### WHAT YOU HAVE TO DO
Give again, word for word, each line from the top of the listing through the line that holds "const myChart = echarts.init(document.getElementById('chart'));".

### DATA EXTRACT
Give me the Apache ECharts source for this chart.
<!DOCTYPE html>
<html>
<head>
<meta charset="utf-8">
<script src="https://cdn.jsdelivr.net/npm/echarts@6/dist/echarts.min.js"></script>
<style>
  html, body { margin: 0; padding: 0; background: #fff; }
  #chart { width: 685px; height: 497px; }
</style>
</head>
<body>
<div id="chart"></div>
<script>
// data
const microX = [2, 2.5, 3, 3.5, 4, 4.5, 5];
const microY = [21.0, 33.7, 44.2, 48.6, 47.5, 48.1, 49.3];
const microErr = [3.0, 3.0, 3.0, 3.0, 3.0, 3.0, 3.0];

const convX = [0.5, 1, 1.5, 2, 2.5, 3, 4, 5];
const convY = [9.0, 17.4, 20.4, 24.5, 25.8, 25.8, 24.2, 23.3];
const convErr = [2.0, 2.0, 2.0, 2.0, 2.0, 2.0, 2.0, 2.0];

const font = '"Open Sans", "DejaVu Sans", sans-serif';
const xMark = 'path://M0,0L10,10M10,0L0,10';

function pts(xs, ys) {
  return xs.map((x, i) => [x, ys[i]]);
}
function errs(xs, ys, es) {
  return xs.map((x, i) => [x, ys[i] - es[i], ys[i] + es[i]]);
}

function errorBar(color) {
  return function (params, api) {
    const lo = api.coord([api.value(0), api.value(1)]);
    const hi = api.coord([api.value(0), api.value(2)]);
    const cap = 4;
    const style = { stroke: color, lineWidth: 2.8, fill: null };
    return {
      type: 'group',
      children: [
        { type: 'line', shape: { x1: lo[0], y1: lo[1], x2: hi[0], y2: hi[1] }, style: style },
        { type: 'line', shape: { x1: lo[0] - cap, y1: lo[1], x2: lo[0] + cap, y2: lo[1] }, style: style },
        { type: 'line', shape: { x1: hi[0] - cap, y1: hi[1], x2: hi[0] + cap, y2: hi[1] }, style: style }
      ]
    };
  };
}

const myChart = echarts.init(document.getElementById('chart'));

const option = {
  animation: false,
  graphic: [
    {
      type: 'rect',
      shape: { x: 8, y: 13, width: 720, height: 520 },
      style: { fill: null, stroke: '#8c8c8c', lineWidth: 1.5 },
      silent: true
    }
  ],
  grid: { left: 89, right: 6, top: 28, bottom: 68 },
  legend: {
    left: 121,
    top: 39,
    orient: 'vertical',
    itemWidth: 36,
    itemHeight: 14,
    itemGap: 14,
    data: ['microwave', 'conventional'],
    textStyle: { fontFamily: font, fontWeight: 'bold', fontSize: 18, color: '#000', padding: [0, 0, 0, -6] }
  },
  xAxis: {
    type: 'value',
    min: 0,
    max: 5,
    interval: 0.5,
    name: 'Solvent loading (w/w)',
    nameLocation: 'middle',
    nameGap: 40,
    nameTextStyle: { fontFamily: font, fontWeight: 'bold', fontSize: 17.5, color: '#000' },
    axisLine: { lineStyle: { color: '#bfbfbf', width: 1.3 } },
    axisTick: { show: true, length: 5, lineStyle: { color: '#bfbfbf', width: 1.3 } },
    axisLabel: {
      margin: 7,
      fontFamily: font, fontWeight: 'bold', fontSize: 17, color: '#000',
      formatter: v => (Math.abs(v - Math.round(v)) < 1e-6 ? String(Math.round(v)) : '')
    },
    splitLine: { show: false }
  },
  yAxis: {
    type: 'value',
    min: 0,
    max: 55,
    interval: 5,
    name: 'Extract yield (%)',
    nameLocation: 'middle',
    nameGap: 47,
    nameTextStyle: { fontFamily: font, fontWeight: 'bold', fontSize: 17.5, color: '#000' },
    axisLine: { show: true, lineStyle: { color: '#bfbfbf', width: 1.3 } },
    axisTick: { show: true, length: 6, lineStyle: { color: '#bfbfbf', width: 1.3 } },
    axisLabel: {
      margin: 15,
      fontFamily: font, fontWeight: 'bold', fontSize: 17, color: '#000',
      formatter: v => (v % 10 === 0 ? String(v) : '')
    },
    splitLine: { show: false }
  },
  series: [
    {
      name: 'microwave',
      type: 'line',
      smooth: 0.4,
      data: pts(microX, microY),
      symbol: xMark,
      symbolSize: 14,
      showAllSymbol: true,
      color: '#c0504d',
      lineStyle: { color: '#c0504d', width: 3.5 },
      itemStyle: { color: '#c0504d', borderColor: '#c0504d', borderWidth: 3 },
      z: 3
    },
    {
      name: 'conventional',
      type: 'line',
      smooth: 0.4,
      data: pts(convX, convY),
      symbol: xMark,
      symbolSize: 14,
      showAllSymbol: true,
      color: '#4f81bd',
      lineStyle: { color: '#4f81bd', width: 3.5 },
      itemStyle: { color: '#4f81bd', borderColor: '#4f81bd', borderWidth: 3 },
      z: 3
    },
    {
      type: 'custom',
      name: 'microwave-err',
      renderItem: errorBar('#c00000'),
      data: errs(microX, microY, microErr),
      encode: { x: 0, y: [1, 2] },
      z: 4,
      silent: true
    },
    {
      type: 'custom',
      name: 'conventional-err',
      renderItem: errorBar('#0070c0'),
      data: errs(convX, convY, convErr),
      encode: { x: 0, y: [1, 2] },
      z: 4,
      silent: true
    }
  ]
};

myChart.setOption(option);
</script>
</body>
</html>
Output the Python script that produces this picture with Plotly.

### WRITTEN RESPONSE
Give me the Apache ECharts source for this chart.
<!DOCTYPE html>
<html>
<head>
<meta charset="utf-8">
<script src="https://cdn.jsdelivr.net/npm/echarts@6/dist/echarts.min.js"></script>
<style>
  html, body { margin: 0; padding: 0; background: #fff; }
  #chart { width: 685px; height: 497px; }
</style>
</head>
<body>
<div id="chart"></div>
<script>
// data
const microX = [2, 2.5, 3, 3.5, 4, 4.5, 5];
const microY = [21.0, 33.7, 44.2, 48.6, 47.5, 48.1, 49.3];
const microErr = [3.0, 3.0, 3.0, 3.0, 3.0, 3.0, 3.0];

const convX = [0.5, 1, 1.5, 2, 2.5, 3, 4, 5];
const convY = [9.0, 17.4, 20.4, 24.5, 25.8, 25.8, 24.2, 23.3];
const convErr = [2.0, 2.0, 2.0, 2.0, 2.0, 2.0, 2.0, 2.0];

const font = '"Open Sans", "DejaVu Sans", sans-serif';
const xMark = 'path://M0,0L10,10M10,0L0,10';

function pts(xs, ys) {
  return xs.map((x, i) => [x, ys[i]]);
}
function errs(xs, ys, es) {
  return xs.map((x, i) => [x, ys[i] - es[i], ys[i] + es[i]]);
}

function errorBar(color) {
  return function (params, api) {
    const lo = api.coord([api.value(0), api.value(1)]);
    const hi = api.coord([api.value(0), api.value(2)]);
    const cap = 4;
    const style = { stroke: color, lineWidth: 2.8, fill: null };
    return {
      type: 'group',
      children: [
        { type: 'line', shape: { x1: lo[0], y1: lo[1], x2: hi[0], y2: hi[1] }, style: style },
        { type: 'line', shape: { x1: lo[0] - cap, y1: lo[1], x2: lo[0] + cap, y2: lo[1] }, style: style },
        { type: 'line', shape: { x1: hi[0] - cap, y1: hi[1], x2: hi[0] + cap, y2: hi[1] }, style: style }
      ]
    };
  };
}

const myChart = echarts.init(document.getElementById('chart'));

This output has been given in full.